## SUPPLIED DATA

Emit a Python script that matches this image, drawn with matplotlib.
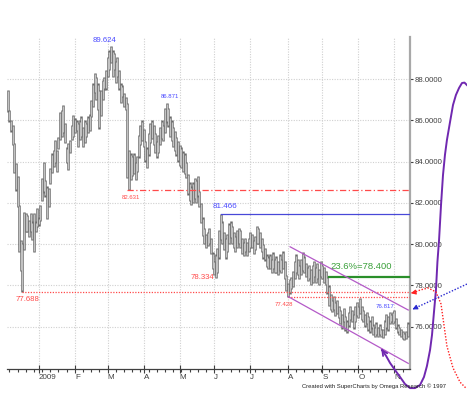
import matplotlib
matplotlib.use('Agg')
import matplotlib.pyplot as plt
import numpy as np
import pandas as pd

plt.rcParams['font.family'] = ['Liberation Sans', 'DejaVu Sans']

# ---------------- data (daily bars, US dollar index style) ----------------
dates = pd.bdate_range('2008-12-05', '2009-11-12')   # 245 trading days

highs = [
    87.48, 86.50, 86.02, 85.78, 84.90, 83.94, 83.30, 81.90, 80.20, 80.06,
    81.56, 81.50, 81.40, 81.17, 81.50, 81.10, 81.50, 81.10, 81.75, 81.30,
    81.90, 83.20, 84.00, 83.10, 82.80, 82.73, 83.70, 84.40, 84.57, 85.05,
    84.57, 85.20, 86.40, 86.50, 86.75, 85.90, 84.70, 84.90, 85.05, 85.80,
    86.26, 86.10,
    86.00, 85.90, 86.00, 86.20, 85.70, 86.00, 85.90, 86.20, 86.30, 87.00,
    87.80, 88.30, 88.10, 87.80, 87.50, 87.50, 87.96, 88.10, 88.45, 89.10,
    89.40, 89.624, 89.40, 89.30, 88.90, 89.10, 88.45, 87.80, 87.70, 87.33,
    87.15, 86.85, 84.57, 84.40, 84.30, 84.40, 84.00, 84.30,
    85.30, 85.80, 86.00, 85.60, 85.00, 84.70, 85.40, 85.90, 86.00, 85.80,
    85.40, 85.00, 85.30, 85.70, 86.00, 85.80, 86.60, 86.871, 86.60, 86.20,
    86.00, 85.70, 85.50, 85.20, 85.00, 84.80, 84.70, 84.50, 84.40, 84.00,
    83.40, 83.00, 82.80, 83.00, 83.20, 83.10, 83.30, 82.60, 82.00, 81.30,
    80.80, 80.50, 80.60, 80.80, 80.30, 79.60, 79.20, 79.50, 79.80, 80.70,
    81.466, 81.10, 80.60, 80.30, 80.50, 81.00, 81.10, 80.90, 80.60, 80.40,
    80.70, 80.80, 80.70, 80.30, 80.10, 80.30, 80.10, 80.30, 80.60, 80.50,
    80.20, 80.40, 80.90, 80.80, 80.60, 80.30, 80.00, 79.80, 79.50, 79.40,
    79.50, 79.30, 79.60, 79.30, 79.40, 79.20, 79.50, 79.30, 79.65, 79.20,
    78.50, 78.10, 78.30, 78.40, 78.70, 79.20, 79.50, 79.30, 79.00, 79.30,
    79.60, 79.40, 79.10, 78.90, 79.00, 78.80, 79.00, 79.20, 78.90, 79.10,
    78.80, 79.20, 79.00, 78.90, 78.70, 78.40, 78.00, 77.60, 77.30, 77.50,
    77.20, 77.30, 77.00, 76.80, 76.60, 76.90, 76.50, 76.30, 76.70, 77.00,
    76.80, 76.60, 77.00, 77.20, 77.00, 77.40, 77.00, 76.80, 76.60, 76.70,
    76.50, 76.30, 76.50, 76.10, 76.00, 76.20, 76.00, 76.10, 75.90, 75.90,
    76.30, 76.60, 76.50, 76.70, 76.60, 76.70, 76.817, 76.40, 76.10, 76.00,
    75.90, 75.80, 75.70, 75.80, 76.20,
]
lows = [
    86.43, 85.94, 85.46, 84.80, 83.45, 82.60, 81.80, 79.60, 78.70, 77.688,
    79.70, 80.60, 80.60, 80.35, 80.60, 80.20, 79.60, 80.60, 80.83, 80.90,
    81.10, 82.10, 82.50, 82.30, 81.20, 81.80, 82.90, 83.44, 83.74, 83.94,
    83.50, 84.60, 85.05, 85.20, 85.40, 84.90, 83.94, 83.60, 84.40, 85.05,
    85.20, 85.40,
    85.50, 84.70, 85.05, 85.20, 84.70, 84.90, 85.20, 85.40, 85.50, 86.17,
    86.66, 87.33, 87.00, 86.50, 85.60, 86.20, 87.00, 87.50, 87.50, 88.10,
    88.45, 88.80, 88.10, 88.45, 87.80, 88.10, 87.50, 86.85, 87.15, 86.66,
    86.50, 83.20, 82.631, 83.10, 83.30, 83.40, 83.10, 83.50,
    84.20, 84.80, 85.00, 84.70, 84.00, 83.70, 84.30, 84.90, 85.10, 84.80,
    84.40, 84.20, 84.40, 84.80, 85.10, 85.00, 85.40, 85.90, 85.70, 85.20,
    85.00, 84.70, 84.50, 84.30, 84.00, 83.80, 83.70, 83.50, 83.40, 83.20,
    82.40, 82.10, 81.90, 82.00, 82.20, 82.00, 82.30, 81.80, 81.00, 80.40,
    80.00, 79.80, 79.90, 80.00, 79.50, 78.80, 78.50, 78.334, 78.60, 79.30,
    80.20, 80.00, 79.70, 79.30, 79.60, 80.00, 80.30, 80.00, 79.80, 79.60,
    79.80, 80.00, 79.80, 79.50, 79.40, 79.60, 79.40, 79.60, 79.80, 79.80,
    79.50, 79.70, 80.00, 80.00, 79.80, 79.60, 79.30, 79.20, 78.90, 78.80,
    78.80, 78.60, 78.80, 78.60, 78.60, 78.50, 78.70, 78.60, 78.80, 78.30,
    77.70, 77.428, 77.60, 77.80, 77.90, 78.30, 78.60, 78.50, 78.30, 78.50,
    78.70, 78.60, 78.40, 78.20, 78.30, 78.00, 78.10, 78.40, 78.10, 78.30,
    78.00, 78.40, 78.30, 78.10, 78.00, 77.60, 77.00, 76.80, 76.70, 76.80,
    76.50, 76.60, 76.40, 76.10, 75.90, 76.20, 75.80, 75.70, 76.00, 76.30,
    76.20, 75.90, 76.20, 76.50, 76.40, 76.60, 76.30, 76.20, 76.00, 76.10,
    75.80, 75.70, 75.90, 75.60, 75.50, 75.60, 75.50, 75.60, 75.50, 75.45,
    75.60, 75.90, 75.80, 76.10, 76.20, 76.10, 76.20, 75.90, 75.70, 75.60,
    75.50, 75.40, 75.35, 75.40, 75.50,
]

levels = {'peak': 89.624, 'apr_high': 86.871, 'mar_low': 82.631,
          'jun_high': 81.466, 'jun_low': 78.334, 'dec_low': 77.688,
          'aug_low': 77.428, 'fib': 78.400, 'nov_high': 76.817}
ytick_vals = [76, 78, 80, 82, 84, 86, 88]

# ---------------- figure ----------------
W, H = 467, 395
fig = plt.figure(figsize=(W / 100, H / 100), dpi=100)
ax = fig.add_axes([6.5 / W, 26 / H, (410 - 6.5) / W, (369 - 37) / H])

n = len(dates)
x = np.arange(n)
hi = np.array(highs)
lo = np.array(lows)

ax.vlines(x, lo, hi, color='#6a6a6a', lw=1.8, zorder=3)
ax.vlines(x, lo + 0.06, hi - 0.06, color='#c2c2c2', lw=0.8, zorder=4)

ax.set_xlim(-0.72, 245.47)
ax.set_ylim(73.937, 90.053)

# month ticks
months = pd.Series(x, index=dates)
first_idx = months.groupby([dates.year, dates.month]).first()
mt, ml = [], []
for (yy, mm), k in first_idx.items():
    if yy == 2008:
        continue
    mt.append(k)
    ml.append('2009' if mm == 1 else pd.Timestamp(yy, mm, 1).strftime('%b')[0])
weeks = [k for k, d in enumerate(dates) if d.weekday() == 0]

ax.set_xticks(mt)
ax.set_xticklabels(ml, ha='left')
ax.set_xticks(weeks, minor=True)
ax.tick_params(axis='x', which='major', direction='inout', length=6, width=0.8,
               color='#404040', labelsize=5.8, labelcolor='#404040', pad=0.5)
ax.tick_params(axis='x', which='minor', direction='out', length=2.2, width=0.8,
               color='#404040')

ax.yaxis.tick_right()
ax.set_yticks(ytick_vals)
ax.set_yticklabels(['%.4f' % v for v in ytick_vals])
ax.tick_params(axis='y', which='major', direction='out', length=2.5, width=0.8,
               color='#404040', labelsize=5.6, labelcolor='#404040', pad=0.5)

for s in ['top', 'left']:
    ax.spines[s].set_visible(False)
ax.spines['right'].set_color('#a8a8a8')
ax.spines['right'].set_linewidth(1.6)
ax.spines['bottom'].set_color('#404040')
ax.spines['bottom'].set_linewidth(0.9)

# grid
for k in mt:
    ax.axvline(k, color='#d0d0d0', lw=0.8, ls=(0, (1, 1.3)), zorder=1)
for v in ytick_vals:
    ax.axhline(v, color='#d0d0d0', lw=0.8, ls=(0, (1, 1.3)), zorder=1)

red = '#ff4a4a'
blue = '#4a4aff'
green = '#2a8f2a'
purple = '#7028b0'
orchid = '#b45ac8'
xr = ax.get_xlim()[1]

# level lines
ax.plot([73, xr], [levels['mar_low']] * 2, color=red, lw=0.9,
        ls=(0, (5, 2, 1, 2)), zorder=5)
ax.plot([130, xr], [levels['jun_high']] * 2, color='#4848d8', lw=0.9, zorder=5)
ax.plot([9, xr], [levels['dec_low']] * 2, color=red, lw=0.9, ls=(0, (1, 1.2)), zorder=5)
ax.plot([171, xr], [levels['aug_low']] * 2, color=red, lw=0.9, ls=(0, (1, 1.2)), zorder=5)
ax.plot([196, xr], [levels['fib']] * 2, color=green, lw=1.6, zorder=5)

# channel
ax.plot([172.3, 244.4], [79.87, 76.80], color=orchid, lw=0.9, zorder=5)
ax.plot([171.2, 244.4], [77.45, 74.21], color=orchid, lw=0.9, zorder=5)

# labels
ax.text(59.4, 89.86, '89.624', color=blue, fontsize=5.6, ha='center', va='center')
ax.text(98.7, 87.165, '86.871', color=blue, fontsize=4.3, ha='center', va='center')
ax.text(75.2, 82.24, '82.631', color=red, fontsize=4.3, ha='center', va='center')
ax.text(132.6, 81.83, '81.466', color=blue, fontsize=5.8, ha='center', va='center')
ax.text(118.9, 78.38, '78.334', color=red, fontsize=5.6, ha='center', va='center')
ax.text(12.1, 77.31, '77.688', color=red, fontsize=5.6, ha='center', va='center')
ax.text(168.6, 77.07, '77.428', color=red, fontsize=4.3, ha='center', va='center')
ax.text(215.6, 78.89, '23.6%=78.400', color='#3aa03a', fontsize=6.8, ha='center', va='center')
ax.text(230.5, 76.97, '76.817', color=blue, fontsize=4.4, ha='center', va='center')

# free-hand annotations (drawn in data units, outside the plot frame)
pk = [228.4, 230.9, 233.3, 236.3, 239.4, 242.4, 245.5, 248.5, 251.6, 254.0, 255.8,
      257.7, 258.9, 260.1, 261.3, 262.2, 263.2, 264.4, 265.6, 266.8, 268.0, 269.9,
      271.7, 273.5, 275.4, 277.2, 278.7, 280.2]
pv = [74.86, 74.57, 74.23, 73.89, 73.55, 73.21, 73.01, 73.01, 73.16, 73.55, 74.08,
      74.86, 75.59, 76.70, 77.77, 79.13, 80.20, 81.90, 83.35, 84.33, 85.05, 85.93,
      86.75, 87.24, 87.58, 87.82, 87.84, 87.72]
ax.plot(pk, pv, color=purple, lw=1.4, clip_on=False, zorder=6)
ax.annotate('', xy=(227.0, 75.03), xytext=(229.6, 74.72),
            arrowprops=dict(arrowstyle='->', color=purple, lw=1.3, mutation_scale=9),
            annotation_clip=False, zorder=6)

rk = [247.3, 251.6, 256.5, 261.3, 264.4, 266.2, 268.0, 271.7, 276.0, 279.6]
rv = [77.63, 77.77, 77.87, 77.68, 77.09, 76.07, 75.05, 73.99, 73.30, 73.01]
ax.plot(rk, rv, color='#ff2020', lw=1.0, ls=(0, (1, 1.2)), clip_on=False, zorder=6)
ax.annotate('', xy=(246.0, 77.62), xytext=(248.5, 77.66),
            arrowprops=dict(arrowstyle='-|>', color='#ff2020', lw=0.8, mutation_scale=7),
            annotation_clip=False, zorder=6)

ax.plot([280.2, 248.2], [78.06, 76.88], color='#2828d0', lw=1.0, ls=(0, (1, 1.2)),
        clip_on=False, zorder=6)
ax.annotate('', xy=(247.0, 76.83), xytext=(249.5, 76.93),
            arrowprops=dict(arrowstyle='-|>', color='#2828d0', lw=0.8, mutation_scale=7),
            annotation_clip=False, zorder=6)

fig.text(301.7 / W, 1 - 386 / H, 'Created with SuperCharts by Omega Research \u00a9 1997',
         fontsize=4.2, color='#202020', ha='left', va='center')

fig.savefig('out.png', dpi=100)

## WHAT IS NEEDED
Pictures are excluded: retype only the lines from the beginning of the listing above through the line with "dates = pd.bdate_range('2008-12-05', '2009-11-12')", both included.

## ANSWER TO THE TASK
Emit a Python script that matches this image, drawn with matplotlib.
import matplotlib
matplotlib.use('Agg')
import matplotlib.pyplot as plt
import numpy as np
import pandas as pd

plt.rcParams['font.family'] = ['Liberation Sans', 'DejaVu Sans']

# ---------------- data (daily bars, US dollar index style) ----------------
dates = pd.bdate_range('2008-12-05', '2009-11-12')   # 245 trading days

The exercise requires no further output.